Invertendo o sentido de anteriores decisões sobre a mesma matéria, o Tribunal Constitucional declarou inconstitucional uma parte da Contribuição Extraordinária sobre o Sector Energético (CESE) que incidia sobre as empresas concessionárias das atividades de transporte, distribuição e armazenamento subterrâneo de gás natural.

Esta decisão, que afecta as cobranças da contribuição efectuadas pela AT desde 2018, irá permitir às empresas em causa recuperar algumas dezenas de milhões de euros que entretanto tiveram de pagar, embora sempre sob protesto – as empresas do sector do Gás Natural sempre contestaram a sua sujeição à CESE porque se sentiam chamadas a contribuir para a resolução de um problema que dizia exclusivamente respeito ao sector eléctrico, e para cuja criação não tinham contribuído.

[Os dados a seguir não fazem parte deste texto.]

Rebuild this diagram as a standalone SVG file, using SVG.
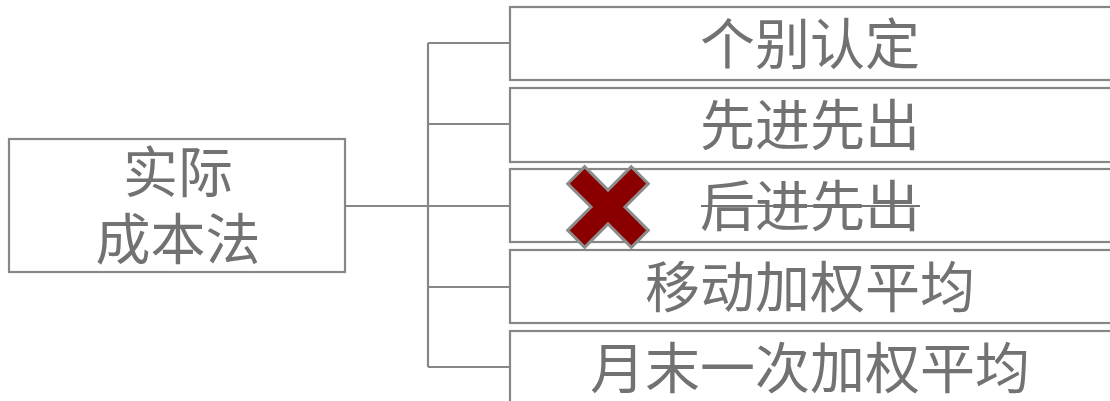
<svg xmlns="http://www.w3.org/2000/svg" width="1110" height="401" viewBox="0 0 1110 401">
<style>
.box{fill:#ffffff;stroke:#878787;stroke-width:2.2}
.lbl{font-family:"Noto Sans CJK SC","Noto Sans",sans-serif;font-size:55px;fill:#727272;text-anchor:middle}
.con{fill:none;stroke:#878787;stroke-width:2.2}
</style>
<rect width="1110" height="401" fill="#ffffff"/>
<g id="connectors">
<path class="con" d="M345 206H428M428 43V367M428 43H510M428 124H510M428 206H510M428 287H510M428 367H510"/>
</g>
<g id="root">
<rect class="box" x="9" y="139" width="336" height="133"/>
<text class="lbl" x="178" y="192">实际</text>
<text class="lbl" x="178" y="259">成本法</text>
</g>
<g id="n1">
<rect class="box" x="510" y="7" width="620" height="73"/>
<text class="lbl" x="810" y="64">个别认定</text>
</g>
<g id="n2">
<rect class="box" x="510" y="88" width="620" height="74"/>
<text class="lbl" x="810" y="145">先进先出</text>
</g>
<g id="n3">
<rect class="box" x="510" y="169" width="620" height="73"/>
<text class="lbl" x="810" y="226">后进先出</text>
<line x1="701" y1="206" x2="920" y2="206" stroke="#747474" stroke-width="2.2"/>
<path d="M-12 -45H12V-12H45V12H12V45H-12V12H-45V-12H-12Z" transform="translate(608 207) rotate(45)" fill="#8a0000" stroke="#8c8c8c" stroke-width="3" stroke-linejoin="miter"/>
</g>
<g id="n4">
<rect class="box" x="510" y="250" width="620" height="73"/>
<text class="lbl" x="810" y="307">移动加权平均</text>
</g>
<g id="n5">
<rect class="box" x="510" y="331" width="620" height="100"/>
<text class="lbl" x="810" y="388">月末一次加权平均</text>
</g>
</svg>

Além disso, a CESE era por demais penalizadora porque é calculada com base no valor dos activos das empresas e não dos seus lucros, e não pode ser deduzida no IRC.

Recordemos: a CESE foi criada no âmbito da execução do Programa de Assistência Económica e Financeira (PAEF) acordado com a União Europeia e o Fundo Monetário Internacional, como um instrumento destinado a combater uma situação de crise e a criar mais eficiência e dinamismo no sector.

Segundo argumenta o Tribunal Constitucional, “na sua configuração inicial, a CESE destinava-se, não apenas a acudir à premente resolução do problema do défice tarifário do [Sistema Eléctrico Nacional], mas principalmente a financiar políticas do setor energético de cariz social e ambiental, ações de regulação e medidas relacionadas com a eficiência energética”.

Tratava-se “de objetivos muito amplos, assimiláveis às incumbências fundamentais e prioritárias do Estado e de inegável interesse geral”. Assim, o produto da CESE seria aplicado no financiamento de medidas, acções e políticas que incidiriam sobre a globalidade do sector energético, “de que seriam beneficiários todos os operadores do setor da energia, e não apenas os (…) integrados no subsetor da energia elétrica”.

Além disso, a CESE era definida como “extraordinária”, o que o Tribunal considerou não como referente a um limite temporal, mas sim a “um certo estado de coisas”. Todas estas constatações levaram o Tribunal Constitucional a concluir que a regulamentação da CESE não violava a Constituição.

O que mudou então para que o Tribunal Constitucional altere agora a sua posição?

Fundamentalmente (há outras razões, entre as quais a eternização da necessidade desta contribuição extraordinária, mas esta parece ser a determinante), o destino das receitas da CESE foi, em 2018, alterado de forma substancial.

Com efeito, na sua concepção original, 2/3 da receita obtida com a CESE, com o limite de 100 milhões de euros, destinava-se a financiar “políticas do setor energético de cariz social e ambiental, relacionadas com medidas de eficiência energética” através do Fundo de Sustentabilidade Sistémica do Sector Energético (FSSSE) sendo o remanescente afecto à redução do défice tarifário do Sistema Eléctrico Nacional.

Mas, em 2018, o Governo alterou esta definição por entender que “os critérios de distribuição da receita obtida com a cobrança da CESE «se têm vindo a revelar demasiadamente rígidos, impedindo que, em cada ano, se possam ajustar os valores aos objetivos do FSSSE que se mostrem mais prementes»”.

Ou seja, os objectivos de gestão geral do instrumento alteraram-se. E já em 2018 o Parecer do Tribunal de Contas sobre a Conta Geral do Estado indica que a maior parte da receita da CESE foi usada para reduzir o défice tarifário do sector eléctrico.

A CESE deixou assim de ser uma contribuição extraordinária que visava a criação de benefícios para o sector energético em bloco, para ser quase totalmente aplicada na resolução do défice tarifário do sector eléctrico. E nesses termos as empresas do sector do Gás Natural passaram a ser efectivamente chamadas, como sempre argumentaram a resolver um problema que não lhes dizia respeito.

É essa alteração que leva o Tribunal Constitucional a mudar a sua decisão. Esta conclusão poderia ter sido antecipada, se houvesse coerência na gestão do instrumento – e o facto de a Autoridade Tributária não ter sequer apresentado contra-alegações indicia que a antecipou.

Neste caso, a gestão pública do instrumento financeiro pautou-se pela óptica da manutenção da receita, sem cuidar de confirmar se a continuidade da tributação estava adequada às finalidades inicialmente anunciadas. Ou seja, é preciso que o dinheiro continue a vir, depois logo se vê como se gasta. Assim, não admira que haja juízos de inconstitucionalidade.

O autor escreve de acordo com a antiga ortografia.